Kevin Fong, a well-known venture capitalist in the Bay Area, said:

“We divide business plans into three categories: candy, vitamins, and painkillers. We throw away the candy. We look at vitamins. We really like painkillers. We especially like addictive painkillers!”

For B2B software, it’s important to remember that while companies may buy your product, it’s their people that use it. Becoming the morphine among painkillers means increasing your product’s stickiness with these users. Furthermore, addictive or “sticky” painkillers can differentiate themselves from the competition through lower churn and higher retention rates, making them more attractive to investors.

Becoming sticky/addictive in 4 steps:

  1. Make the product part of the users’ daily routine. Read further on The Secret to Successful SaaS Habit Formation.
  2. Reduce time to value. See How to Reduce Time To Value For SaaS Products by Improving User Onboarding Experiences.
  3. An amazing UX design. See here for SaaS UX Design Best Practices.
  4. Add-on Features. A good framework to understand what features are basic necessities that your product must fulfill and what features are value adds is the Kano Model. Kano classifies features into four categories, depending on how customers react to the provided level of functionality.

Another interesting read is the best-seller “Hooked” by Nir Eyal. In the book, Eyal explains the Hook Model: a cycle of events engineered to keep users coming back. This Hook cycle consists of 4 stages: trigger, action, variable reward, and investment.

I am neither 100% Vitamin nor Painkiller, what then?

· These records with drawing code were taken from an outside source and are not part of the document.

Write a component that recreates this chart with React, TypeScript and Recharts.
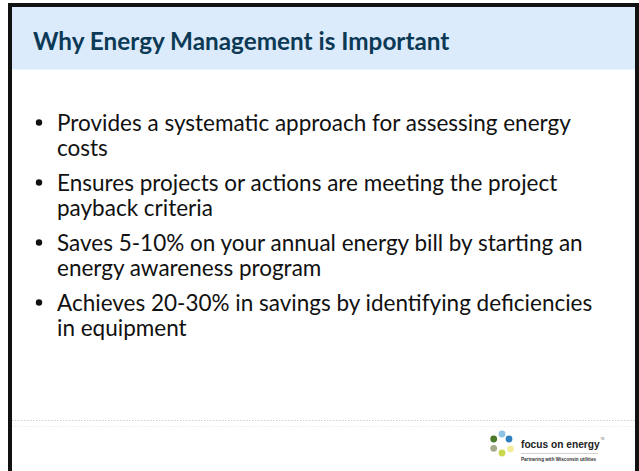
import React from 'react';
import { ScatterChart, Scatter, XAxis, YAxis, ReferenceLine, Customized } from 'recharts';

const W = 639;
const H = 471;

const title = 'Why Energy Management is Important';

const bulletLines: string[][] = [
  ['Provides a systematic approach for assessing energy', 'costs'],
  ['Ensures projects or actions are meeting the project', 'payback criteria'],
  ['Saves 5-10% on your annual energy bill by starting an', 'energy awareness program'],
  ['Achieves 20-30% in savings by identifying deficiencies', 'in equipment'],
];

const logoName = 'focus on energy';
const logoTagline = 'Partnering with Wisconsin utilities';
// six dots of the logo, clockwise from the top
const logoDots = [
  { dx: 0, dy: 0, color: '#8fc3e6' },
  { dx: 7, dy: 5, color: '#2f7fc0' },
  { dx: 8.5, dy: 15, color: '#f3ec9a' },
  { dx: 0, dy: 19, color: '#cbd84b' },
  { dx: -8.3, dy: 14.3, color: '#a3ab8c' },
  { dx: -8.3, dy: 5, color: '#4b7a2c' },
];

const FONT = 'Lato, "Open Sans", sans-serif';
const LOGO_FONT = "'Liberation Sans', Arial, sans-serif";
const TEXT_X = 57;
const FIRST_BASELINE = 131;
const LINE = 25;
const GAP = 10;

const rows = bulletLines.flatMap((lines, bi) =>
  lines.map((text, li) => ({
    x: TEXT_X,
    y: FIRST_BASELINE + bi * (lines.length * LINE + GAP) + li * LINE,
    text,
    first: li === 0,
  }))
);

const BulletLine = (props: any) => {
  const { cx, cy, payload } = props;
  return (
    <g>
      {payload.first && <circle cx={cx - 18} cy={cy - 8.5} r={3.2} fill="#111" />}
      <text x={cx} y={cy} fontFamily={FONT} fontSize={22.5} fill="#111">
        {payload.text}
      </text>
    </g>
  );
};

const Title = () => (
  <text x={33} y={50} fontFamily={FONT} fontWeight={700} fontSize={24.3} fill="#0c3a56">
    {title}
  </text>
);

const Logo = () => {
  const ox = 502, oy = 434;
  return (
    <g>
      {logoDots.map((d, i) => (
        <circle key={i} cx={ox + d.dx} cy={oy + d.dy} r={3.4} fill={d.color} />
      ))}
      <text x={521} y={448} fontFamily={LOGO_FONT} fontWeight={700} fontSize={10.2} fill="#222">
        {logoName}
      </text>
      <text x={600.5} y={440} fontFamily={LOGO_FONT} fontSize={2.6} fill="#666">TM</text>
      <line x1={521} x2={598} y1={453.5} y2={453.5} stroke="#c8c8c8" strokeWidth={0.8} />
      <text x={521} y={460.5} fontFamily={LOGO_FONT} fontWeight={700} fontSize={4.6} fill="#333">
        {logoTagline}
      </text>
    </g>
  );
};

export default function App() {
  return (
    <div style={{ position: 'absolute', left: 0, top: 0, width: W, height: H, background: '#fff', overflow: 'hidden' }}>
      <div
        style={{
          position: 'absolute',
          left: 8,
          top: 3,
          width: W - 8,
          height: H - 3,
          border: '4px solid #111',
          borderBottom: 'none',
          boxSizing: 'border-box',
        }}
      >
        <div style={{ height: 62, background: '#dcebfb', borderBottom: '1px solid #e6f6fa' }} />
      </div>
      <div style={{ position: 'absolute', left: 0, top: 0 }}>
        <ScatterChart width={W} height={H} margin={{ top: 0, right: 0, bottom: 0, left: 0 }}>
          <XAxis type="number" dataKey="x" domain={[0, W]} hide />
          <YAxis type="number" dataKey="y" domain={[0, H]} reversed hide />
          <ReferenceLine
            segment={[{ x: 12, y: 420.5 }, { x: 635, y: 420.5 }]}
            stroke="#cfcfcf"
            strokeDasharray="1.5 1.5"
            ifOverflow="visible"
          />
          <ReferenceLine
            segment={[{ x: 12, y: 426.5 }, { x: 635, y: 426.5 }]}
            stroke="#ececec"
            strokeDasharray="1.5 1.5"
            ifOverflow="visible"
          />
          <Scatter data={rows} shape={<BulletLine />} isAnimationActive={false} />
          <Customized component={<Title />} />
          <Customized component={<Logo />} />
        </ScatterChart>
      </div>
    </div>
  );
}
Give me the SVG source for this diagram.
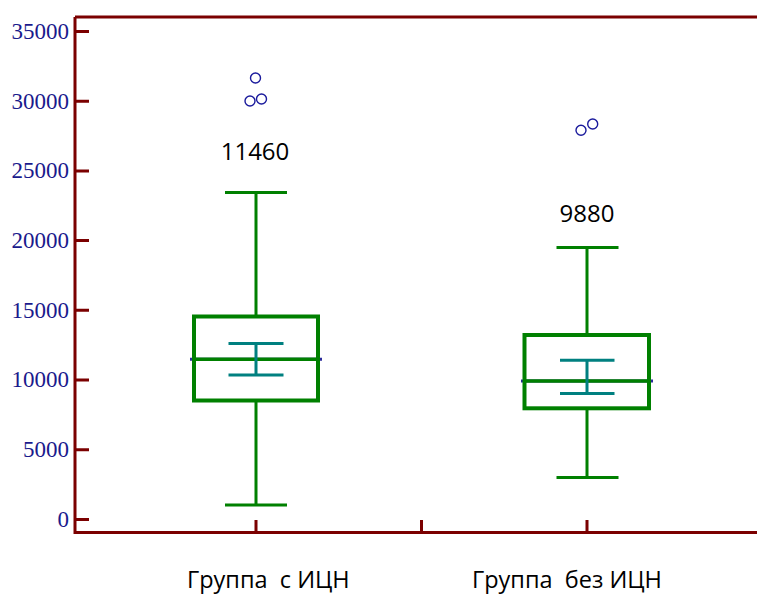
<svg xmlns="http://www.w3.org/2000/svg" width="757" height="595" viewBox="0 0 757 595">
<style>
.axis{stroke:#7b0000;stroke-width:3;fill:none}
.ylab{font-family:"Liberation Serif","Times New Roman",serif;font-size:23px;fill:#1a1a8c;text-anchor:end}
.box{stroke:#008000;stroke-width:4;fill:none}
.wh{stroke:#008000;stroke-width:3;fill:none}
.ci{stroke:#008080;stroke-width:3;fill:none}
.med{stroke:#2b2b9b;stroke-width:3}
.out{stroke:#1a1a9c;stroke-width:1.4;fill:none}
.val{font-family:"Open Sans","Noto Sans",sans-serif;font-size:24px;fill:#000;text-anchor:middle}
.cat{font-family:"Open Sans","Noto Sans",sans-serif;font-size:23.5px;fill:#000;white-space:pre}
</style>
<rect width="757" height="595" fill="#fff"/>
<g id="axes">
<path class="axis" d="M75,17H757M75,17V532.5H757"/>
<path class="axis" d="M75,31.5H89M75,101.2H89M75,170.9H89M75,240.6H89M75,310.3H89M75,380H89M75,449.8H89M75,519.5H89"/>
<path class="axis" d="M256,532.5V520M421.5,532.5V520M587,532.5V520"/>
<text class="ylab" x="69" y="38.8">35000</text>
<text class="ylab" x="69" y="108.5">30000</text>
<text class="ylab" x="69" y="178.2">25000</text>
<text class="ylab" x="69" y="247.9">20000</text>
<text class="ylab" x="69" y="317.6">15000</text>
<text class="ylab" x="69" y="387.3">10000</text>
<text class="ylab" x="69" y="457.1">5000</text>
<text class="ylab" x="69" y="526.8">0</text>
<text class="cat" x="187" y="587.5">Группа  с ИЦН</text>
<text class="cat" x="472" y="587.5">Группа  без ИЦН</text>
</g>
<g id="group1">
<path class="wh" d="M256,192.5V316.5M256,400.5V505M225,192.5H287M225,505H287"/>
<line class="med" x1="190" y1="359.3" x2="322" y2="359.3"/>
<rect class="box" x="194" y="316.5" width="124" height="84"/>
<line x1="194" y1="359.3" x2="318" y2="359.3" stroke="#008000" stroke-width="3.5"/>
<path class="ci" d="M228.5,343.5H283.5M228.5,375H283.5M256,343.5V375"/>
<circle class="out" cx="255.5" cy="78" r="5"/>
<circle class="out" cx="250" cy="101" r="5"/>
<circle class="out" cx="261.5" cy="99" r="5"/>
<text class="val" x="255" y="160">11460</text>
</g>
<g id="group2">
<path class="wh" d="M587,247.5V335M587,408.3V477.5M556.5,247.5H618.5M556.5,477.5H618.5"/>
<line class="med" x1="521" y1="381" x2="653" y2="381"/>
<rect class="box" x="524.5" y="335" width="124.5" height="73.3"/>
<line x1="524.5" y1="381" x2="649" y2="381" stroke="#008000" stroke-width="3.5"/>
<path class="ci" d="M560,360.3H614.5M560,393.5H614.5M587,360.3V393.5"/>
<circle class="out" cx="581" cy="130.3" r="5"/>
<circle class="out" cx="592.7" cy="124" r="5"/>
<text class="val" x="587" y="222">9880</text>
</g>
</svg>
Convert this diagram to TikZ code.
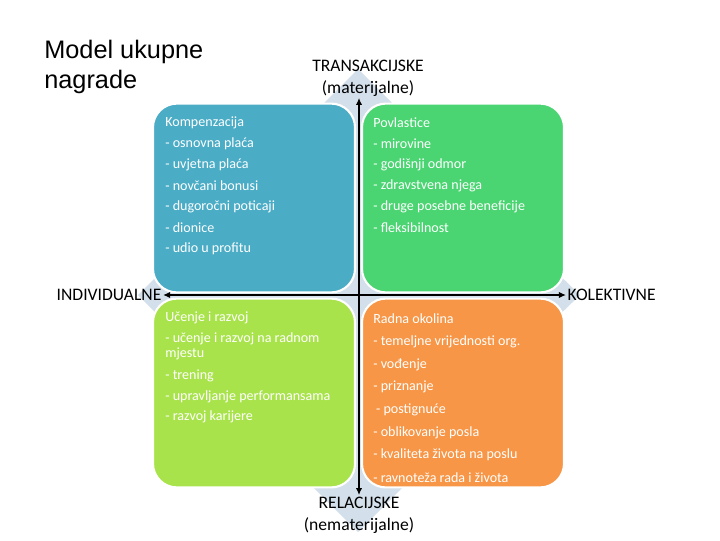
\documentclass[tikz,border=0pt]{standalone}
\usepackage{fontspec}
\setmainfont{Carlito}
\newfontfamily\titlefont{Liberation Sans}
\usetikzlibrary{arrows.meta}
\definecolor{cblue}{HTML}{4BACC6}
\definecolor{cgreen}{HTML}{4AD572}
\definecolor{clime}{HTML}{A9E34B}
\definecolor{corange}{HTML}{F79646}
\definecolor{cback}{HTML}{D3DFEA}
\tikzset{
  every picture/.style={x=0.025cm, y=-0.025cm},
  quad/.style={draw=white, line width=1.5pt, fill=#1, rounded corners=17pt, minimum width=5.05cm, minimum height=4.72cm, inner sep=0pt},
  quad/.default=cblue,
  item/.style={anchor=west, inner sep=0pt, text=white, font=\fontsize{10}{12}\selectfont},
  axislab/.style={font=\fontsize{12.5}{15.6}\selectfont, align=center, inner sep=1pt},
  axis/.style={{Latex[length=5pt,width=4.5pt]}-{Latex[length=5pt,width=4.5pt]}, line width=1.3pt},
}

\begin{document}
\begin{tikzpicture}
\useasboundingbox (0,0) rectangle (720,540);
% background star
\fill[cback] (358,69) -- (300,127) -- (196,237) -- (138,295) -- (196,353) -- (300,474) -- (358,532)
  -- (416,474) -- (520,353) -- (580,295) -- (520,237) -- (416,127) -- cycle;
% quadrants
\node[quad=cblue] (komp) at (254,198) {};
\node[quad=cgreen] (povl) at (463,198) {};
\node[quad=clime] (ucenje) at (254,393) {};
\node[quad=corange] (okolina) at (463,393) {};
% title
\node[anchor=north west, inner sep=0pt, align=left, font=\titlefont\fontsize{18}{21.5}\selectfont] (title) at (44,40) {Model ukupne\\nagrade};
% axis labels
\node[axislab] (transakc) at (368,78) {TRANSAKCIJSKE\\(materijalne)};
\node[axislab] (relac) at (359,515) {RELACIJSKE\\(nematerijalne)};
\node[axislab, anchor=east] (indiv) at (163,295) {INDIVIDUALNE};
\node[axislab, anchor=west] (kolekt) at (566,295) {KOLEKTIVNE};
\draw[axis] (relac.north |- transakc.south) -- (relac.north);
\draw[axis] (indiv.east) -- (kolekt.west);
% Kompenzacija
\foreach \t [count=\i] in {Kompenzacija, - osnovna plaća, - uvjetna plaća, - novčani bonusi, - dugoročni poticaji, - dionice, - udio u profitu}
  \node[item] (komp-\i) at (165,{123+21*(\i-1)}) {\t};
% Povlastice
\foreach \t [count=\i] in {Povlastice, - mirovine, - godišnji odmor, - zdravstvena njega, - druge posebne beneficije, - fleksibilnost}
  \node[item] (povl-\i) at (373,{123+21*(\i-1)}) {\t};
% Ucenje i razvoj
\foreach \y/\t [count=\i] in {318/Učenje i razvoj, 339/- učenje i razvoj na radnom, 354/mjestu, 376/- trening, 397/- upravljanje performansama, 417/- razvoj karijere}
  \node[item] (ucenje-\i) at (165,\y) {\t};
% Radna okolina
\foreach \t [count=\i] in {Radna okolina, - temeljne vrijednosti org., - vođenje, - priznanje, {\hspace{2pt}- postignuće}, - oblikovanje posla, - kvaliteta života na poslu, - ravnoteža rada i života}
  \node[item] (okolina-\i) at (373,{319+22.7*(\i-1)}) {\t};
\end{tikzpicture}
\end{document}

Sarah Tavel, current general partner at Benchmark, refined the notion of painkillers and vitamins. She argues that, like vitamins, drugs can’t harvest existing demand — they must sell a person on how their solution will make the person’s life better. However, unlike vitamins, drugs become as addictive as painkillers. Two benefits distinguish a drug from a vitamin:  

  1. Accruing benefit. The more you use the product, the better it gets. This is mostly because a consumer adds data to the product, either passively or actively, and then the company uses this data to improve the experience for the user.
  2. Mounting loss. The flip side of the accruing benefit is that the longer you stay with the product, the more you have to lose by leaving the product. It becomes a product you depend on, or it becomes a product on which you’ve accrued value of some sort.